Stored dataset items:
━━━
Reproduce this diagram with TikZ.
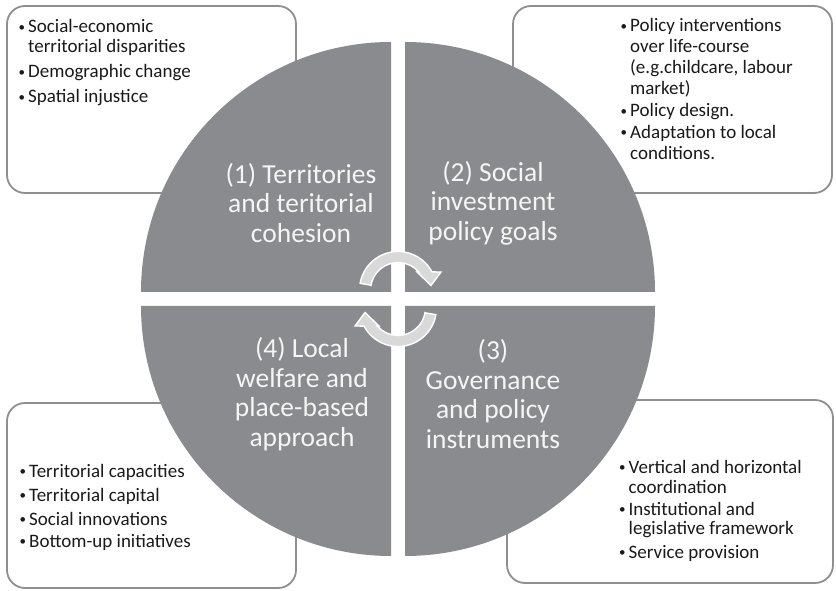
\documentclass[tikz,border=0pt]{standalone}
\usepackage{fontspec}
\setmainfont{Carlito}
\definecolor{quadgray}{HTML}{8A8B8E}
\definecolor{boxline}{HTML}{8F8F8F}
\definecolor{arrowfill}{HTML}{D9D9D9}
\definecolor{quadtext}{HTML}{F5F5F5}
\definecolor{listtext}{HTML}{1A1A1A}
\newcommand{\bul}{\llap{\raisebox{1.6pt}{\fontsize{13}{13}\selectfont •}\hspace{3pt}}}
\begin{document}
\begin{tikzpicture}[x=1pt,y=1pt,
  infobox/.style={draw=boxline, line width=1.8pt, fill=white, rounded corners=18pt},
  quadrant/.style={fill=quadgray},
  qlabel/.style={text=quadtext, align=center, font=\fontsize{27.5}{29.5}\selectfont, inner sep=0pt},
  li/.style={anchor=base west, inner sep=0pt, text=listtext, font=\fontsize{19}{21}\selectfont},
  cyclearrow/.style={fill=arrowfill, draw=white, line width=1.4pt, line join=miter}]
\useasboundingbox (0,0) rectangle (836,590);
% info boxes
\draw[infobox] (7,397) rectangle (296,584);
\draw[infobox] (513,397) rectangle (832,584);
\draw[infobox] (7,2) rectangle (296,187);
\draw[infobox] (507,7) rectangle (833,190);
% top-left list
\node[li] (tl1) at (28,557) {\bul Social-economic};
\node[li] (tl2) at (28,537) {territorial disparities};
\node[li] (tl3) at (28,512) {\bul Demographic change};
\node[li] (tl4) at (28,487) {\bul Spatial injustice};
% top-right list
\node[li] (tr1) at (630,558) {\bul Policy interventions};
\node[li] (tr2) at (630,537) {over life-course};
\node[li] (tr3) at (630,516) {(e.g.childcare, labour};
\node[li] (tr4) at (630,495.5) {market)};
\node[li] (tr5) at (630,473) {\bul Policy design.};
\node[li] (tr6) at (630,451.5) {\bul Adaptation to local};
\node[li] (tr7) at (630,430.5) {conditions.};
% bottom-left list
\node[li] (bl1) at (29,112.7) {\bul Territorial capacities};
\node[li] (bl2) at (29,89) {\bul Territorial capital};
\node[li] (bl3) at (29,65) {\bul Social innovations};
\node[li] (bl4) at (29,42.7) {\bul Bottom-up initiatives};
% bottom-right list
\node[li] (br1) at (628.5,116.7) {\bul Vertical and horizontal};
\node[li] (br2) at (628.5,96.7) {coordination};
\node[li] (br3) at (628.5,75) {\bul Institutional and};
\node[li] (br4) at (628.5,56) {legislative framework};
\node[li] (br5) at (628.5,31.7) {\bul Service provision};
% quadrants
\fill[quadrant] (391,298) -- (141,298) arc[start angle=180, end angle=90, radius=250] -- cycle;
\fill[quadrant] (405,298) -- (405,548) arc[start angle=90, end angle=0, radius=250] -- cycle;
\fill[quadrant] (391,284) -- (391,34) arc[start angle=270, end angle=180, radius=250] -- cycle;
\fill[quadrant] (405,284) -- (655,284) arc[start angle=0, end angle=-90, radius=250] -- cycle;
% quadrant labels
\node[qlabel] (q1) at (301,387) {(1) Territories\\and teritorial\\cohesion};
\node[qlabel] (q2) at (493,387) {(2) Social\\investment\\policy goals};
\node[qlabel] (q4) at (302,196) {(4) Local\\welfare and\\place-based\\approach};
\node[qlabel] (q3) at (493,196) {(3)\\Governance\\and policy\\instruments};
% circular arrows
\draw[cyclearrow] (370.9,304.8) -- (360.1,306.7) arc[start angle=170, end angle=28, radius=38.5]
  -- (441,318) -- (431,304.5) -- (417,318) -- (418.8,318) arc[start angle=41, end angle=170, radius=27.5] -- cycle;
\begin{scope}[rotate around={180:(398,291)}]
\draw[cyclearrow] (370.9,304.8) -- (360.1,306.7) arc[start angle=170, end angle=28, radius=38.5]
  -- (441,318) -- (431,304.5) -- (417,318) -- (418.8,318) arc[start angle=41, end angle=170, radius=27.5] -- cycle;
\end{scope}
\end{tikzpicture}
\end{document}
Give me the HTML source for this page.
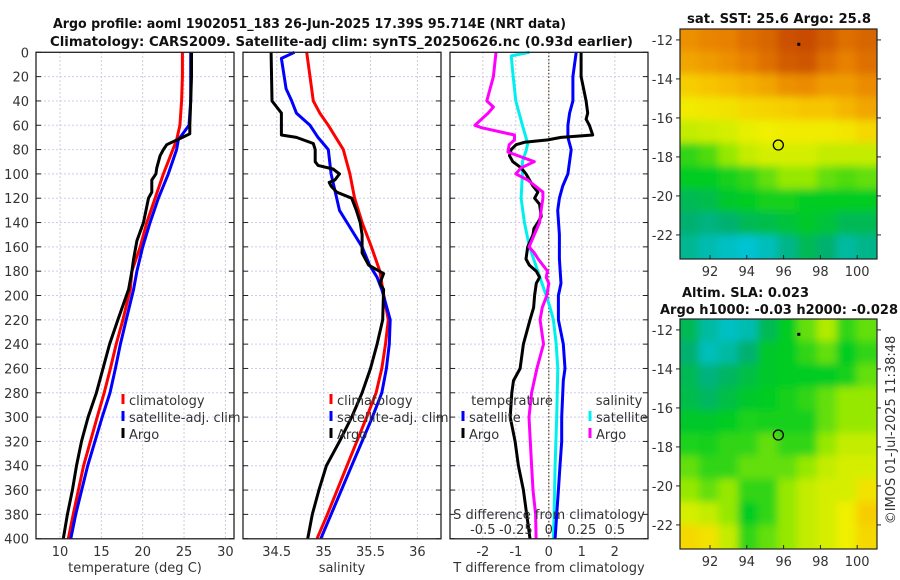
<!DOCTYPE html>
<html><head><meta charset="utf-8"><style>
body{margin:0;background:#fff;}
svg{display:block;font-family:"DejaVu Sans","Liberation Sans",sans-serif;}
.tk{font-size:13px;fill:#333;}
.ttl{font-size:13.5px;font-weight:bold;fill:#111;}
</style></head><body>
<svg id="fig" width="900" height="580" viewBox="0 0 900 580">
<defs>
<filter id="blur" x="-5%" y="-5%" width="110%" height="110%"><feGaussianBlur stdDeviation="4"/></filter>
<clipPath id="c1"><rect x="680" y="29" width="197" height="230"/></clipPath>
<clipPath id="c2"><rect x="680" y="319" width="197" height="230"/></clipPath>
</defs>
<text class="ttl" x="53" y="28" textLength="513" lengthAdjust="spacingAndGlyphs">Argo profile: aoml 1902051_183 26-Jun-2025 17.39S 95.714E (NRT data)</text>
<text class="ttl" x="50" y="46" textLength="583" lengthAdjust="spacingAndGlyphs">Climatology: CARS2009. Satellite-adj clim: synTS_20250626.nc (0.93d earlier)</text>
<text class="ttl" x="687" y="23" textLength="184" lengthAdjust="spacingAndGlyphs">sat. SST: 25.6 Argo: 25.8</text>
<text class="ttl" x="682" y="297" textLength="127" lengthAdjust="spacingAndGlyphs">Altim. SLA: 0.023</text>
<text class="ttl" x="660" y="314" textLength="238" lengthAdjust="spacingAndGlyphs">Argo h1000: -0.03 h2000: -0.028</text>
<text class="tk" transform="translate(895,430) rotate(-90)" text-anchor="middle">©IMOS 01-Jul-2025 11:38:48</text>
<g id="g"></g>
</svg>
<script>
// ---------- data ----------
const depthTClim=[0,20,40,60,72,100,120,140,160,180,195,220,240,260,280,300,340,380,400];
const tClim=[24.8,24.8,24.7,24.5,24.1,22.5,21.5,20.5,19.7,18.7,18.5,17.6,16.8,16.1,15.35,14.5,12.85,11.6,11.0];
const depthTSat=[0,40,60,72,80,100,120,140,160,180,195,220,240,260,280,300,340,380,400];
const tSat=[25.8,25.8,25.6,24.3,24.1,23.1,21.9,20.9,20.0,19.3,18.9,18.0,17.3,16.7,16.05,15.1,13.35,11.9,11.3];
const depthTArgo=[0,20,40,60,67,70,76,80,85,95,100,105,115,120,140,155,170,180,195,220,240,260,280,300,320,340,360,380,400];
const tArgo=[25.9,25.9,25.8,25.7,25.7,24.8,22.9,22.5,22.1,21.7,21.6,21.1,21.1,20.7,20.1,19.3,18.9,18.7,18.3,17.0,16.0,15.2,14.4,13.4,12.6,12.0,11.5,10.9,10.4];

const depthSClim=[0,20,40,50,60,80,100,120,140,160,180,195,220,240,260,280,300,340,380,400];
const sClim=[34.82,34.855,34.89,34.96,35.05,35.21,35.28,35.33,35.41,35.51,35.60,35.63,35.69,35.66,35.62,35.56,35.46,35.25,35.04,34.93];
const depthSSat=[0,5,30,40,50,60,70,80,100,120,130,140,160,175,185,195,220,240,260,280,300,340,380,400];
const sSat=[34.69,34.55,34.6,34.66,34.71,34.855,34.94,35.05,35.08,35.14,35.17,35.25,35.41,35.49,35.57,35.62,35.71,35.7,35.67,35.62,35.52,35.3,35.08,34.97];
const depthSArgo=[0,40,45,50,66,68,70,75,80,90,93,96,100,105,107,110,115,120,130,140,150,165,175,182,190,195,220,240,260,280,300,320,340,360,380,400];
const sArgo=[34.44,34.45,34.5,34.55,34.55,34.55,34.71,34.89,34.91,34.91,34.94,35.1,35.17,35.12,35.06,35.08,35.14,35.30,35.35,35.39,35.41,35.41,35.48,35.64,35.6,35.64,35.63,35.57,35.5,35.41,35.3,35.17,35.03,34.95,34.88,34.83];

const depthDT=[0,20,40,50,55,60,68,70,72,74,76,80,85,90,95,100,110,115,120,125,135,140,145,150,160,170,175,180,185,190,200,210,220,240,260,270,280,300,320,340,360,380,400];
const dTArgo=[0.98,0.98,1.13,1.18,1.13,1.23,1.33,0.37,-0.03,-0.74,-0.99,-1.14,-1.19,-1.09,-0.84,-0.69,-0.48,-0.33,-0.43,-0.28,-0.23,-0.33,-0.45,-0.48,-0.64,-0.69,-0.59,-0.38,-0.28,-0.38,-0.43,-0.46,-0.57,-0.77,-0.87,-1.07,-1.12,-1.17,-1.02,-0.92,-0.77,-0.67,-0.57];
const depthDTSat=[0,20,40,50,60,70,80,100,110,120,130,150,170,190,200,220,240,260,270,300,320,340,360,380,400];
const dTSat=[0.83,0.73,0.73,0.63,0.58,0.58,0.68,0.58,0.42,0.32,0.27,0.32,0.32,0.37,0.29,0.29,0.44,0.49,0.44,0.39,0.39,0.34,0.29,0.24,0.19];
const depthDSSat=[0,3,20,40,60,75,80,90,100,120,140,160,180,200,210,220,240,260,300,340,380,400];
const dSSat=[-0.146,-0.285,-0.27,-0.25,-0.2,-0.16,-0.17,-0.2,-0.2,-0.21,-0.185,-0.146,-0.083,-0.02,0.01,0.035,0.056,0.068,0.06,0.048,0.04,0.035];
const depthDSArgo=[0,20,40,45,50,60,62,68,72,76,82,86,90,95,100,105,115,120,130,140,150,160,165,170,180,185,190,200,210,220,240,260,280,300,320,340,360,380,400];
const dSArgo=[-0.4,-0.42,-0.47,-0.42,-0.46,-0.56,-0.51,-0.26,-0.26,-0.3,-0.31,-0.21,-0.11,-0.21,-0.25,-0.16,-0.045,-0.045,-0.058,-0.07,-0.11,-0.15,-0.11,-0.08,-0.01,-0.02,0,-0.015,-0.05,-0.066,-0.04,-0.09,-0.13,-0.15,-0.14,-0.13,-0.12,-0.10,-0.096];

const depthTicks=[0,20,40,60,80,100,120,140,160,180,200,220,240,260,280,300,320,340,360,380,400];
const tTicks=[10,15,20,25,30];
const sTicks=[34.5,35,35.5,36];
const dtTicks=[-2,-1,0,1,2];
const dsTicks=[-0.5,-0.25,0,0.25,0.5];
const dsTickLabels=["-0.5","-0.25","0","0.25","0.5"];
const lonTicks=[92,94,96,98,100];
const latTicks=[-12,-14,-16,-18,-20,-22];

// map grids (colour index 0..1), rows north->south, cols west->east
const sstGrid=[
[.84,.86,.87,.9,.92,.96,.97,.94,.9,.92],
[.8,.82,.84,.87,.9,.94,.95,.9,.87,.9],
[.72,.74,.76,.78,.8,.84,.85,.82,.82,.85],
[.66,.67,.68,.7,.71,.72,.74,.74,.77,.8],
[.6,.61,.62,.64,.65,.66,.66,.66,.67,.7],
[.45,.48,.55,.6,.62,.62,.62,.6,.6,.6],
[.4,.4,.42,.45,.5,.55,.55,.5,.48,.5],
[.3,.32,.38,.4,.42,.42,.4,.4,.4,.4],
[.25,.22,.25,.3,.32,.35,.38,.35,.3,.3],
[.18,.12,.08,.05,.1,.2,.3,.25,.15,.2]];
const slaGrid=[
[.3,.15,.08,.12,.3,.4,.5,.58,.45,.5],
[.25,.1,.15,.25,.38,.4,.45,.5,.4,.45],
[.3,.22,.28,.33,.38,.4,.4,.4,.42,.5],
[.32,.28,.33,.38,.4,.42,.45,.5,.55,.55],
[.38,.38,.4,.43,.42,.42,.42,.5,.55,.55],
[.43,.42,.45,.45,.5,.45,.45,.55,.6,.6],
[.5,.45,.45,.5,.5,.5,.55,.6,.62,.62],
[.55,.5,.55,.45,.45,.55,.6,.62,.62,.68],
[.62,.6,.55,.4,.45,.55,.6,.62,.65,.72],
[.7,.68,.6,.45,.5,.55,.6,.62,.65,.7]];
const argoLon=95.714, argoLat=-17.39;

// ---------- drawing ----------
const NS='http://www.w3.org/2000/svg';
const G=document.getElementById('g');
function mk(tag,at,parent){const e=document.createElementNS(NS,tag);for(const k in at)e.setAttribute(k,at[k]);(parent||G).appendChild(e);return e;}
const yD=d=>52.3+d*1.216;
const xT=t=>60+(t-10)*8.27;
const xS=s=>276.7+(s-34.5)*93.8;
const xDT=v=>548.8+v*33;
const xDS=v=>548.8+v*132;

function grid(x0,x1,xs){
  xs.forEach(x=>{const l=mk('line',{x1:x,x2:x,y1:52,y2:539,stroke:'#d8c8d8','stroke-width':1,'stroke-dasharray':'2,2'});
  });
  depthTicks.forEach(d=>{const l=mk('line',{x1:x0,x2:x1,y1:yD(d),y2:yD(d),stroke:'#c8d0ee','stroke-width':1,'stroke-dasharray':'2,2'});
  
  const a=mk('line',{x1:x0,x2:x0+5,y1:yD(d),y2:yD(d),stroke:'#222'});
  const b=mk('line',{x1:x1-5,x2:x1,y1:yD(d),y2:yD(d),stroke:'#222'});});
}
function line(ds,vs,fx,color,name,w){
  const p=ds.map((d,i)=>fx(vs[i]).toFixed(1)+','+yD(d).toFixed(1)).join(' ');
  const e=mk('polyline',{points:p,fill:'none',stroke:color,'stroke-width':w||3,'stroke-linejoin':'round'});
  
}
function frame(x0,x1,name){const r=mk('rect',{x:x0,y:52.3,width:x1-x0,height:486.5,fill:'none',stroke:'#222','stroke-width':1.3});
  }
function txt(x,y,s,anchor,name,cls){const t=mk('text',{x:x,y:y,'text-anchor':anchor||'middle',class:cls||'tk'});t.textContent=s;
  return t;}
function legMark(x,y,color){const l=mk('line',{x1:x,x2:x,y1:y-11,y2:y-1,stroke:color,'stroke-width':3});
  }

// panel 1
grid(36,234,tTicks.map(xT));
line(depthTClim,tClim,xT,'#f00','temp-climatology-line');
line(depthTSat,tSat,xT,'#00f','temp-satellite-line');
line(depthTArgo,tArgo,xT,'#000','temp-argo-line');
frame(36,234,'temperature-panel');
depthTicks.forEach(d=>txt(29,yD(d)+5,String(d),'end','depth-tick-label'));
tTicks.forEach(t=>txt(xT(t),556,String(t),'middle','temperature-tick-label'));
txt(135,572,'temperature (deg C)','middle','temperature-axis-title');
[['climatology','#f00'],['satellite-adj. clim','#00f'],['Argo','#000']].forEach((e,i)=>{legMark(123,405+i*17,e[1]);txt(129,405+i*17,e[0],'start','legend-entry');});

// panel 2
grid(243,441,sTicks.map(xS));
line(depthSClim,sClim,xS,'#f00','salinity-climatology-line');
line(depthSSat,sSat,xS,'#00f','salinity-satellite-line');
line(depthSArgo,sArgo,xS,'#000','salinity-argo-line');
frame(243,441,'salinity-panel');
sTicks.forEach(s=>txt(xS(s),556,String(s),'middle','salinity-tick-label'));
txt(342,572,'salinity','middle','salinity-axis-title');
[['climatology','#f00'],['satellite-adj. clim','#00f'],['Argo','#000']].forEach((e,i)=>{legMark(331,405+i*17,e[1]);txt(337,405+i*17,e[0],'start','legend-entry');});

// panel 3
grid(450,648,dtTicks.map(xDT));
const z=mk('line',{x1:xDT(0),x2:xDT(0),y1:52,y2:539,stroke:'#554422','stroke-width':1.2,'stroke-dasharray':'1.5,2'});

line(depthDSSat,dSSat,xDS,'#00f0f0','salinity-satellite-diff-line');
line(depthDTSat,dTSat,xDT,'#00f','temp-satellite-diff-line');
line(depthDT,dTArgo,xDT,'#000','temp-argo-diff-line');
line(depthDSArgo,dSArgo,xDS,'#f0f','salinity-argo-diff-line');
frame(450,648,'difference-panel');
dtTicks.forEach(v=>txt(xDT(v),556,String(v),'middle','t-diff-tick-label'));
txt(549,572,'T difference from climatology','middle','t-diff-axis-title');
dsTicks.forEach((v,i)=>txt(xDS(v),534,dsTickLabels[i],'middle','s-diff-tick-label'));
txt(549,519,'S difference from climatology','middle','s-diff-axis-title');
txt(512,405,'temperature','middle','legend-title');
txt(619,405,'salinity','middle','legend-title');
[['satellite','#00f',463],['Argo','#000',463],['satellite','#00f0f0',590],['Argo','#f0f',590]].forEach((e,i)=>{const y=422+(i%2)*17;legMark(e[2],y,e[1]);txt(e[2]+6,y,e[0],'start','legend-entry');});

// maps
const cmapStops=[[0,[0,200,235]],[0.25,[0,176,112]],[0.4,[0,204,32]],[0.55,[150,232,0]],[0.65,[240,240,0]],[0.75,[248,192,0]],[0.87,[232,128,0]],[1,[190,60,0]]];
function cmap(v){for(let i=1;i<cmapStops.length;i++){if(v<=cmapStops[i][0]){const a=cmapStops[i-1],b=cmapStops[i],f=(v-a[0])/(b[0]-a[0]);
  return 'rgb('+a[1].map((c,k)=>Math.round(c+(b[1][k]-c)*f)).join(',')+')';}}return 'rgb(190,60,0)';}
const lonL=90.37,lonR=101.07,latT=-11.44,latB=-23.23;
function drawMap(grid,top,clip,name){
  const xL=lon=>680+(lon-lonL)*18.4, yL=lat=>top+(latT-lat)*19.5;
  const bg=mk('g',{'clip-path':'url(#'+clip+')'});
  const inner=mk('g',{filter:'url(#blur)'},bg);
  const nr=grid.length,nc=grid[0].length,dLon=(lonR-lonL)/nc,dLat=(latT-latB)/nr;
  grid.forEach((row,r)=>row.forEach((v,c)=>{const x=xL(lonL+c*dLon),y=yL(latT-r*dLat);
    const ex=(c===0?-10:0),ey=(r===0?-10:0),ew=(c===nc-1?10:0),eh=(r===nr-1?10:0);
    const cell=mk('rect',{x:x-1+ex,y:y-1+ey,width:dLon*18.4+2-ex+ew,height:dLat*19.5+2-ey+eh,fill:cmap(v)},inner);
    }));
  const fr=mk('rect',{x:680,y:top,width:197,height:230,fill:'none',stroke:'#222','stroke-width':1.2});
  const ci=mk('circle',{cx:xL(argoLon),cy:yL(argoLat),r:5,fill:'none',stroke:'#000','stroke-width':1.3});
  const dot=mk('rect',{x:xL(96.8)-1,y:yL(-12.2)-1,width:3,height:3,fill:'#000'});
  lonTicks.forEach(l=>{const t=mk('line',{x1:xL(l),x2:xL(l),y1:top+230,y2:top+226,stroke:'#222'});
    txt(xL(l),top+247,String(l),'middle','lon-tick-label');});
  latTicks.forEach(l=>{const t=mk('line',{x1:877,x2:881,y1:yL(l),y2:yL(l),stroke:'#222'});
    const t2=mk('line',{x1:676,x2:680,y1:yL(l),y2:yL(l),stroke:'#222'});
    txt(673,yL(l)+5,String(l),'end','lat-tick-label');});
}
drawMap(sstGrid,29,'c1','sst-map');
drawMap(slaGrid,319,'c2','sla-map');
</script>
</body></html>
━━━
- _Aim of the task_: Which lines hold the string "this"? Copy all of them from the data above.

- _Full answer_:
Reproduce this diagram with TikZ.
Give me the HTML source for this page.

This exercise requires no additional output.